Onestamente, dopo la riapertura del lockdown, ci siamo concentrati soprattutto sulla distribuzione. Non ritenevamo sensato investire grandi somme in marketing finché il prodotto non fosse ampiamente disponibile sugli scaffali. Da quest'anno inizieremo a investire nel marketing. Abbiamo finalmente un piano strutturato per il 2025, con l'obiettivo principale di aumentare la brand awareness. Attualmente, la nostra brand awareness è intorno al 6%, il che significa che c'è ancora molto lavoro da fare, ma siamo pronti a raccogliere la sfida e a far conoscere heaven a un pubblico sempre più ampio.
Quali sono quei prodotti che non possono proprio mancare nella tuo carrello della spesa? A parte heaven ovviamente!

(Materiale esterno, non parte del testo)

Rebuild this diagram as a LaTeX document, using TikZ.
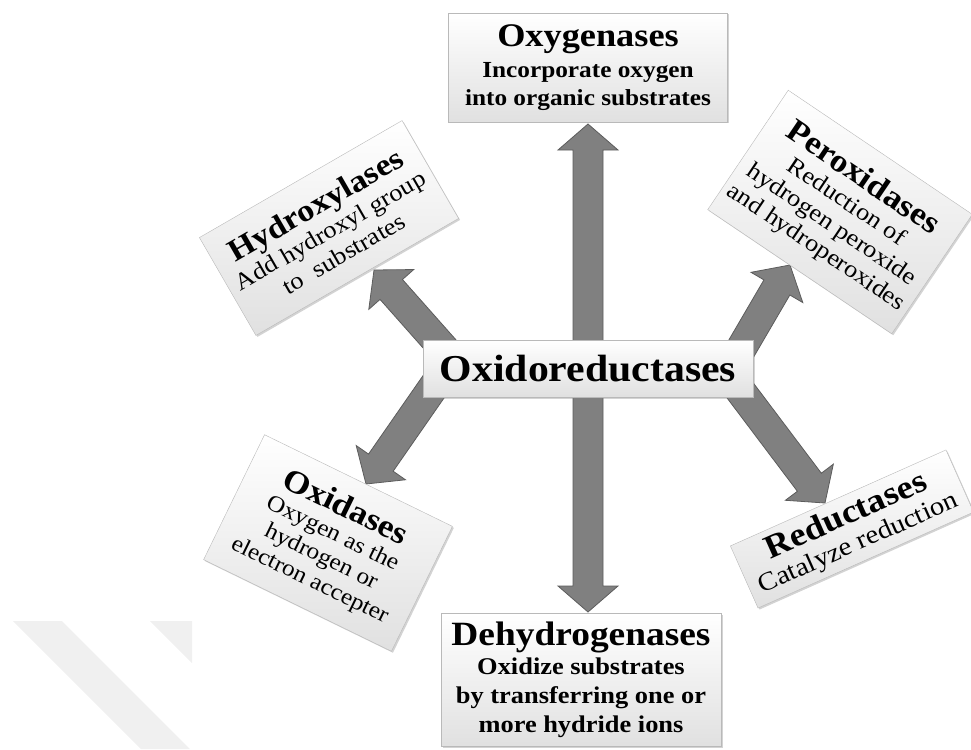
\documentclass[tikz,border=0pt]{standalone}
\usepackage{fontspec}
\setmainfont{Liberation Serif}[FakeStretch=1.1]
\usetikzlibrary{calc, shadows, backgrounds}

% fat block arrow from #1 to #2
\newcommand{\fatarrow}[2]{%
  \coordinate (headbase) at ($(#2)!26pt!(#1)$);
  \filldraw[blockarrow]
    ($(#1)!15pt!90:(#2)$) -- ($(headbase)!15pt!90:(#2)$) -- ($(headbase)!30pt!90:(#2)$) -- (#2)
    -- ($(headbase)!30pt!-90:(#2)$) -- ($(headbase)!15pt!-90:(#2)$) -- ($(#1)!15pt!-90:(#2)$) -- cycle;
}

\begin{document}
\begin{tikzpicture}[x=1pt, y=-1pt]
    \useasboundingbox (0,0) rectangle (971,749);

    % Define the box and arrow looks for easy reference
    \tikzset{
      card/.style={draw=gray!55, top color=white, bottom color=gray!24, align=center, inner sep=2pt,
        drop shadow={shadow xshift=1.5pt, shadow yshift=-1.5pt, opacity=0.35}},
      blockarrow/.style={fill=black!50, draw=black!64, line width=0.8pt, line join=miter}
    }

    % faint watermark stripes
    \fill[black!6] (13,621) -- (62,621) -- (190,749) -- (141,749) -- cycle;
    \fill[black!6] (150,621) -- (192,621) -- (192,663) -- cycle;

    \node[card, minimum width=330, minimum height=57, font=\bfseries\fontsize{38}{40}\selectfont] (hub) at (588,368.5) {Oxidoreductases};

    \node[card, minimum width=279, minimum height=109, font=\bfseries\fontsize{23}{28}\selectfont] (oxy) at (588,67.5)
      {{\fontsize{33}{36}\selectfont Oxygenases}\\[3pt] Incorporate oxygen\\ into organic substrates};

    \node[card, minimum width=280, minimum height=133, font=\bfseries\fontsize{24}{29}\selectfont] (dehyd) at (581,680)
      {{\fontsize{34}{36}\selectfont Dehydrogenases}\\ Oxidize substrates\\ by transferring one or\\ more hydride ions};

    \node[card, rotate=30, minimum width=234, minimum height=113, font=\fontsize{24}{27}\selectfont] (hyd) at (329,228)
      {{\bfseries\fontsize{31}{33}\selectfont Hydroxylases}\\ Add hydroxyl group\\ to\ \ substrates};

    \node[card, rotate=-34, minimum width=222, minimum height=144, font=\fontsize{24}{27}\selectfont] (per) at (840,212)
      {{\bfseries\fontsize{32}{34}\selectfont Peroxidases}\\ Reduction of\\ hydrogen peroxide\\ and hydroperoxides};

    \node[card, rotate=-26, minimum width=209, minimum height=139, font=\fontsize{23}{26}\selectfont] (oxd) at (328,543)
      {{\bfseries\fontsize{32}{34}\selectfont Oxidases}\\ Oxygen as the\\ hydrogen or\\ electron accepter};

    \node[card, rotate=24, minimum width=236, minimum height=68, font=\fontsize{26}{28}\selectfont] (red) at (852,529)
      {{\bfseries\fontsize{33}{34}\selectfont Reductases}\\ Catalyze reduction};

    \begin{scope}[on background layer]
      \coordinate (oxytip) at (588,124);
      \coordinate (dehydtip) at (588,612);
      \coordinate (hydbase) at (460,367);
      \coordinate (hydtip) at (374,270);
      \coordinate (perbase) at (731,366);
      \coordinate (pertip) at (790,265);
      \coordinate (oxdbase) at (448,366);
      \coordinate (oxdtip) at (366,484);
      \coordinate (redbase) at (724,369);
      \coordinate (redtip) at (825,503);

      \fatarrow{hub.center}{oxytip}
      \fatarrow{hub.center}{dehydtip}
      \fatarrow{hydbase}{hydtip}
      \fatarrow{perbase}{pertip}
      \fatarrow{oxdbase}{oxdtip}
      \fatarrow{redbase}{redtip}
    \end{scope}
\end{tikzpicture}
\end{document}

Ci sono alcuni prodotti che per me sono indispensabili. Primo fra tutti, il tè, in particolare l’English Breakfast, che bevo in grandi quantità e che ormai ha conquistato anche mia moglie Barbara. Poi non può mancare il gin tonic: è ormai una tradizione ogni venerdì sera, quindi in casa non mancano mai Gordon’s e Schweppes.
Con il passare degli anni, presto anche più attenzione a uno stile di vita sano, e il mio carrello della spesa riflette questa scelta: ingredienti freschi per insalate e piatti salutari sono una costante. Insomma, il mio cestino è sempre pieno di prodotti che aiutano a mantenere uno stile di vita equilibrato e healthy.